The Gavotte en rondeau for solo violin is the third movement from the third Partita in E major (BWV 1006), the last work in a series of sonatas and partitas (BWV 1001 -1006) Bach composed around 1720. It is one of
Bach’s most popular smaller works and has been transposed for innumerable instruments including the marimba!
However, Bach himself made a transcription for the Lute as a suite (BWV 1006a) which in itself has
spawned countless other transcriptions, notably for the guitar. The modern piano is no exception and
probably the most well-known take on the piece is a pastiche of the entire suite by Rachmaninov which is a favorite of some pianists today.
However, a transcription for left hand on the piano is a rarity.
Rafael Joseffy, a brilliant Hungarian pianist (1852-1915) and pupil of Franz Liszt who settled in the United States made a faithful transcription of the lute transcription of Bach which was published in New York in 1888.
This is the transcription used for this recording.
In 1892, at the age of 20, Scriabin damaged his right hand (overuse syndrome) while practicing relentlessly Liszt’s Reminiscences of Don Juan and Islamey by Balakirev in an intense rivalry with his fellow student, Josef Lhevinne at the Moscow Conservatory. He immediately turned to composition to vent his rage and composed his first sonata, op.6 as a “cry against God and fate!
He eventually fully recovered the use of his right hand and, although he had a brilliant career as a concert pianist, he was always wary and fretful of his right hand.
In 1894, Scriabin made his debut as a concert pianist in St. Petersburg and in the same year composed the Prelude and Nocturne, op. 9 as a result of concentrating his virtuosity on his left hand.
It is interesting to note that Scriabin had small hands (he could barely stretch a 9th), but wrote piano works that require a broad span, especially in the left hand as we can witness in the Prelude and Nocturne, op. 9. Scriabin and Rachmaninov (who had huge hands) were classmates at the Moscow Conservatory and had a
complex and sometimes contentious relationship with during their careers, and esthetically, even if they didn’t always agree, they were close friends. Rachmaninov was a pallbearer at Scriabin’s funeral and played only Scriabin’s works in concert for one whole year after his death.
Scriabin was much closer to Chopin in his early years yet Rachmaninov always venerated Tschaikovsky. The Prelude and Nocturne op. 9 of Scriabin are close to the traditional romantic tradition to which Rachmaninov always adhered. However, the individual voice of Scriabin can be fully heard here.

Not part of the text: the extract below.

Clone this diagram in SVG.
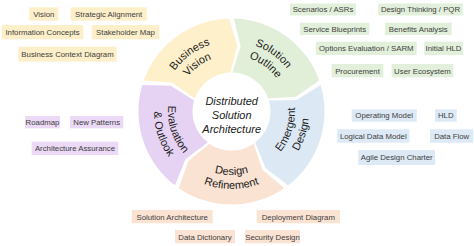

The Prelude and Nocturne are some of the loveliest works of early Scriabin and have always been a concert favorite.
Carl Reinecke (1824-1910) is one of those “forgotten” mid era Romantic composers who was born in Denmark and became one of the most influential musicians of his time. In 1843, he settled in Leipzig where he became part of a group of musicians that included Schumann, Mendelssohn and Friedrich Wieck.
Although as a youth, he was a formidable violinist, he later became an equally formidable pianist and
became a widely sought after professor of composition and piano at the Leipzig Conservatory. His students included Grieg, Janacek, and Albeniz. He was also a notable interpreter of Mozart piano Concerti of which he wrote several cadenzas.
It is a mystery that a composer of such a renown in his lifetime was forgotten so quickly after his death.
This is probably due to the fact that his style never evolved over the years and he was composing in 1910 exactly like he did in 1843!
That said, his compositional output is enormous and, in all genres, and combinations of instruments and it is not surprising that he even composed a sonata for left hand, op. 179 in 1884.
In fact, the left-hand Piano Sonata of Reinecke is one of those hidden gems of the Romantic
piano repertoire, and a real masterpiece!
The first movement is troubled, mysterious yet forceful with a beguiling second theme.
The second movement, based on a Hungarian folksong “My love, do not enter a field that has been harvested” is also a most beautiful work.
The third movement, Menuetto, is more of a Valse-Caprice with a charming and lilting Intermezzo.
The finale, a fiery, virtuoso tour de force rounds out the sonata in heroic style.